The shrunken head lay at one end of the artfully presented slices, the skin shrivelled around the sunken eye-sockets. It had been sliced in half and fell open to display the roasted brain, surrounded by little shavings of neck meat. It seemed to stare at Jane with reproach, its half-beak half-open in a plea for life, or a death-cry of pain. She shuddered and instinctively put her hand to her stomach, imagining it to be swollen and moving. Nothing had begun to show yet, but she felt changed nevertheless, as if something had invaded her body and set itself up to destroy her from the inside out. Abruptly she brought her napkin to her lips to step the involuntary flow of bile, and pushing her chair back with such violence that it toppled over, she ran unsteadily through the crowded restaurant towards the toilets.
Henry watched her with a mixture of surprise and horror. He blushed scarlet as the others looked to him for an explanation.
‘We thought she was much better… been going on quite a few days now… well, perhaps a week or more now I come to think of it… I must insist she sees a doctor, perhaps find a good international hospital… but we’re home in a few days. We’ll sort it out in London I’m sure.’
Pru Reynolds nodded sympathetically. ‘Do you know, I was exactly the same. Couldn’t keep anything down. Not even tea in the mornings. Awful time. In the end I decided I simply couldn’t go on, so I got rid of it. Very sad, but there it is. Sometimes your body just can’t take the strain. Some women aren’t built for it. I’m quite delicate, you know, internally.’
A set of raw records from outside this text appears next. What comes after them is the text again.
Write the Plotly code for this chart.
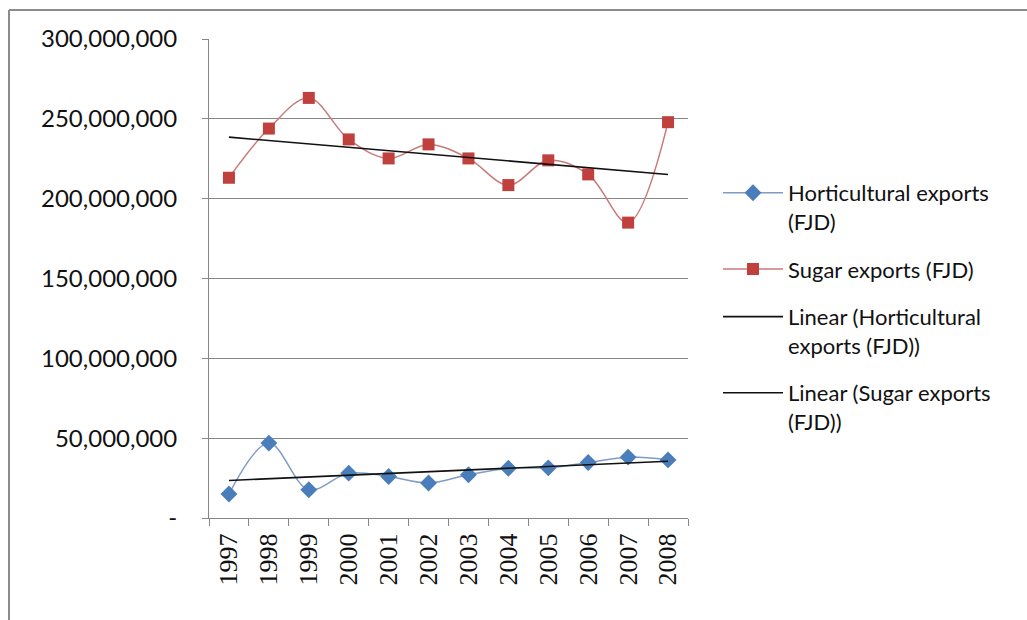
import numpy as np
import plotly.graph_objects as go

# Export values in Fiji dollars, 1997-2008
years = ["1997", "1998", "1999", "2000", "2001", "2002",
         "2003", "2004", "2005", "2006", "2007", "2008"]
horticultural = [15.0e6, 46.9e6, 17.7e6, 28.1e6, 26.0e6, 21.9e6,
                 27.1e6, 31.2e6, 31.4e6, 34.8e6, 38.1e6, 36.4e6]
sugar = [213.1e6, 243.9e6, 263.1e6, 237.1e6, 225.2e6, 234.0e6,
         225.2e6, 208.5e6, 224.0e6, 215.2e6, 185.0e6, 247.9e6]

y_tick_values = [0, 50e6, 100e6, 150e6, 200e6, 250e6, 300e6]
y_tick_labels = ["-", "50,000,000", "100,000,000", "150,000,000",
                 "200,000,000", "250,000,000", "300,000,000"]

names = ["Horticultural exports<br>(FJD)", "Sugar exports (FJD)",
         "Linear (Horticultural<br>exports (FJD))", "Linear (Sugar exports<br>(FJD))"]


def linear_fit(values):
    idx = np.arange(len(values))
    slope, intercept = np.polyfit(idx, values, 1)
    return list(slope * idx + intercept)


fig = go.Figure()

fig.add_trace(go.Scatter(
    x=years, y=horticultural, name=names[0], legendgroup="a",
    mode="lines+markers", line=dict(color="#7f9cc6", width=1.5, shape="spline"),
    marker=dict(symbol="diamond", size=13, color="#4a7ebb"),
))
fig.add_trace(go.Scatter(
    x=years, y=sugar, name=names[1], legendgroup="b",
    mode="lines+markers", line=dict(color="#c97a78", width=1.5, shape="spline"),
    marker=dict(symbol="square", size=12, color="#c0403d"),
))
fig.add_trace(go.Scatter(
    x=years, y=linear_fit(horticultural), name=names[2], legendgroup="c",
    mode="lines", line=dict(color="#111111", width=1.6),
))
fig.add_trace(go.Scatter(
    x=years, y=linear_fit(sugar), name=names[3], legendgroup="d",
    mode="lines", line=dict(color="#111111", width=1.6),
))

L, R, T, B = 209, 339, 39, 102
W, H = 1027, 620
pw, ph = W - L - R, H - T - B


def px_x(v):
    return (v - L) / pw


def px_y(v):
    return 1 - (v - T) / ph


# outer chart frame (top and left edges)
frame = dict(color="#8c8c8c", width=2)
fig.add_shape(type="line", xref="paper", yref="paper",
              x0=px_x(9), x1=px_x(W + 5), y0=px_y(10), y1=px_y(10), line=frame)
fig.add_shape(type="line", xref="paper", yref="paper",
              x0=px_x(9), x1=px_x(9), y0=px_y(10), y1=px_y(H + 5), line=frame)

fig.update_layout(
    width=W, height=H,
    margin=dict(l=L, r=R, t=T, b=B),
    paper_bgcolor="white", plot_bgcolor="white",
    font=dict(family="Lato, Noto Sans, sans-serif", color="#111111"),
    showlegend=True,
    legend=dict(
        x=px_x(718), y=px_y(172), xanchor="left", yanchor="top",
        font=dict(size=22, family="Lato, sans-serif", color="#111111"),
        tracegroupgap=16, bgcolor="rgba(0,0,0,0)",
        valign="top", itemwidth=60,
    ),
)

fig.update_xaxes(
    type="category", range=[-0.5, 11.5],
    showgrid=False, showline=True, linecolor="#868686", linewidth=1,
    ticks="outside", ticklen=7, tickcolor="#868686", tickson="boundaries",
    tickangle=-90, tickfont=dict(family="Liberation Serif, serif", size=26, color="#111111"),
    ticklabelstandoff=4,
)
fig.update_yaxes(
    range=[0, 300e6], tickvals=y_tick_values, ticktext=y_tick_labels,
    showgrid=True, gridcolor="#868686", gridwidth=1,
    showline=True, linecolor="#868686", linewidth=1,
    ticks="outside", ticklen=6, tickcolor="#868686",
    tickfont=dict(family="Lato, sans-serif", size=24, color="#111111"),
    ticklabelstandoff=20, zeroline=False,
)

fig.write_html("out.html")
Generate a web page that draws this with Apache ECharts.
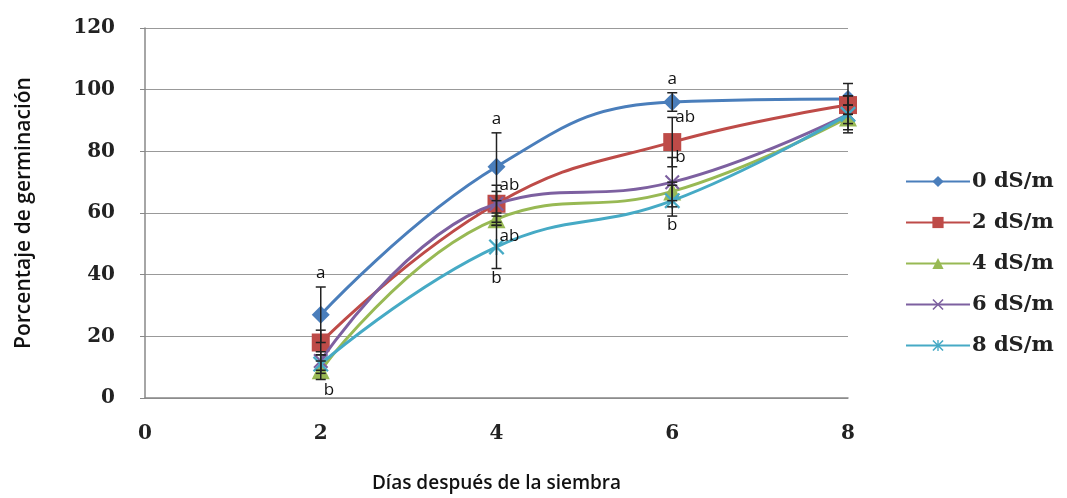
<!DOCTYPE html>
<html>
<head>
<meta charset="utf-8">
<title>Porcentaje de germinación</title>
<script src="https://cdn.jsdelivr.net/npm/echarts@6.0.0/dist/echarts.min.js"></script>
<style>
  body { margin: 0; background: #fff; }
  #main { width: 1067px; height: 498px; }
</style>
</head>
<body>
<div id="main"></div>
<script>
// dias despues de la siembra
const days = [2, 4, 6, 8];
const seriesNames = ['0 dS/m', '2 dS/m', '4 dS/m', '6 dS/m', '8 dS/m'];

// porcentaje de germinacion por conductividad
const g0 = [27, 75, 96, 97];
const g2 = [18, 63, 83, 95];
const g4 = [9, 58, 67, 91];
const g6 = [12, 63, 70, 92];
const g8 = [11, 49, 64, 92];

// error (+/-)
const e0 = [9, 11, 3, 5];
const e2 = [4, 6, 8, 3];
const e4 = [3, 2, 3, 4];
const e6 = [3, 4, 8, 3];
const e8 = [3, 7, 5, 6];

// letras de significancia
const l0 = ['a', 'a', 'a', ''];
const l2 = ['', 'ab', 'ab', ''];
const l4 = ['b', 'ab', '', ''];
const l6 = ['', '', 'b', ''];
const l8 = ['', 'b', 'b', ''];

const colors = ['#4a7ebb', '#be4b48', '#98b954', '#7d60a0', '#46aac5'];
const symbols = [
  'diamond',
  'rect',
  'triangle',
  'path://M0,1L1,0L5,4L9,0L10,1L6,5L10,9L9,10L5,6L1,10L0,9L4,5Z',
  'path://M0,1L1,0L5,4L9,0L10,1L6,5L10,9L9,10L5,6L1,10L0,9L4,5Z M4.4,0L5.6,0L5.6,10L4.4,10Z'
];
const sizes = [18, 18, 18, 15, 16];
const values = [g0, g2, g4, g6, g8];
const errors = [e0, e2, e4, e6, e8];
const letters = [l0, l2, l4, l6, l8];
const letterSide = ['top', 'rightHigh', 'rightLow', 'rightHigh', 'bottom'];

function errRender(k) {
  return function (params, api) {
    const i = params.dataIndex;
    const x = api.value(0), y = api.value(1), e = api.value(2);
    const hi = api.coord([x, y + e]);
    const lo = api.coord([x, y - e]);
    const st = { stroke: '#222', lineWidth: 1.5 };
    const kids = [
      { type: 'line', shape: { x1: hi[0], y1: hi[1], x2: lo[0], y2: lo[1] }, style: st },
      { type: 'line', shape: { x1: hi[0] - 5, y1: hi[1], x2: hi[0] + 5, y2: hi[1] }, style: st },
      { type: 'line', shape: { x1: lo[0] - 5, y1: lo[1], x2: lo[0] + 5, y2: lo[1] }, style: st }
    ];
    const t = letters[k][i];
    if (t) {
      const side = letterSide[k];
      let pos;
      if (side === 'top') pos = { x: hi[0], y: hi[1] - 5, align: 'center', verticalAlign: 'bottom' };
      else if (side === 'rightHigh') pos = { x: hi[0] + 3, y: hi[1], align: 'left', verticalAlign: 'middle' };
      else if (side === 'rightLow') pos = { x: lo[0] + 3, y: lo[1] + 2, align: 'left', verticalAlign: 'top' };
      else pos = { x: lo[0], y: lo[1] + 1, align: 'center', verticalAlign: 'top' };
      kids.push({
        type: 'text',
        style: Object.assign({ text: t, fill: '#111', font: '17px "Open Sans", sans-serif' }, pos)
      });
    }
    return { type: 'group', children: kids };
  };
}

const lineSeries = seriesNames.map((name, k) => ({
  name: name,
  type: 'line',
  smooth: 0.45,
  data: days.map((d, i) => [d, values[k][i]]),
  symbol: symbols[k],
  symbolSize: sizes[k],
  lineStyle: { width: 3, color: colors[k] },
  itemStyle: { color: colors[k] },
  z: 2 + k * 0.1
}));

const errSeries = seriesNames.map((name, k) => ({
  type: 'custom',
  name: name + ' err',
  renderItem: errRender(k),
  data: days.map((d, i) => [d, values[k][i], errors[k][i]]),
  encode: { x: 0, y: 1 },
  z: 5,
  silent: true
}));

const option = {
  animation: false,
  grid: { left: 145, top: 28, right: 219, bottom: 96 },
  legend: {
    data: seriesNames,
    orient: 'vertical',
    left: 900,
    top: 166,
    itemWidth: 64,
    itemHeight: 14,
    itemGap: 20,
    textStyle: { fontSize: 21, fontWeight: 'bold', fontFamily: 'DejaVu Serif', color: '#222', padding: [0, 0, 0, -3] }
  },
  xAxis: {
    type: 'value',
    min: 0,
    max: 8,
    interval: 2,
    name: 'Días después de la siembra',
    nameLocation: 'middle',
    nameGap: 76,
    nameTextStyle: { fontSize: 19, fontFamily: 'Open Sans', color: '#111', fontWeight: 600 },
    axisLine: { lineStyle: { color: '#888', width: 1.5 } },
    axisTick: { show: false },
    splitLine: { show: false },
    axisLabel: { margin: 26, fontSize: 20, fontWeight: 'bold', fontFamily: 'DejaVu Serif', color: '#222' }
  },
  yAxis: {
    type: 'value',
    min: 0,
    max: 120,
    interval: 20,
    name: 'Porcentaje de germinación',
    nameLocation: 'middle',
    nameGap: 110,
    nameTextStyle: { fontSize: 21, fontFamily: 'Open Sans', color: '#111', fontWeight: 600 },
    axisLine: { show: true, lineStyle: { color: '#888', width: 1.5 } },
    axisTick: { show: true, inside: false, length: 5, lineStyle: { color: '#888' } },
    splitLine: { lineStyle: { color: '#999', width: 1.2 } },
    axisLabel: { margin: 30, fontSize: 20, fontWeight: 'bold', fontFamily: 'DejaVu Serif', color: '#222' }
  },
  series: lineSeries.concat(errSeries)
};

const chart = echarts.init(document.getElementById('main'));
chart.setOption(option);
</script>
</body>
</html>
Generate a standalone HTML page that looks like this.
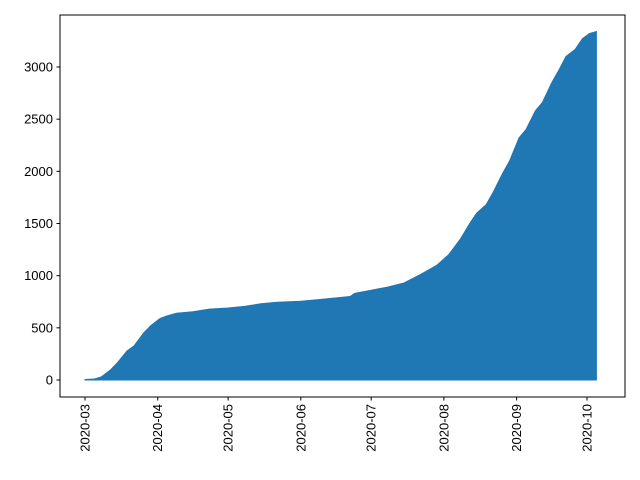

Henry looked at her stupidly, not making the connection. ‘And which hospital did you go to?’ he asked finally.
‘For the termination? Oh my dear, you don’t have to go to the hospital these days. It’s all done in such a civilised way in a private clinic. Very discreet, very convenient. Comfortable, you know. I don’t know what I would have done without it. Colin was such a darling about the whole thing. Brought me a packed lunch and everything, although of course I couldn’t eat it.’
Henry swallowed with difficulty and said, ‘I don’t think…’ but his voice trailed off, and he felt his hands start to tremble under the tablecloth.
‘Well, I’m sure it won’t come to that,’ Pru added, ‘It doesn’t always last long, so I’m told.’
In an impressive display of self-mastery, Henry concealed his bewilderment with a smile. He drew the conversation carefully back to the duck. In a moment, Jane was forgotten, and all eyes were, once again, riveted greedily on the meat. Henry dipped a slice into the dark plum sauce, and forcing himself to simulate pleasure, he chewed enthusiastically and kept up a steady stream of commentary – the exquisite flavours, the tenderness of the meat, the succulent juiciness, the delicious crispness. His praises rang hollow in his ears.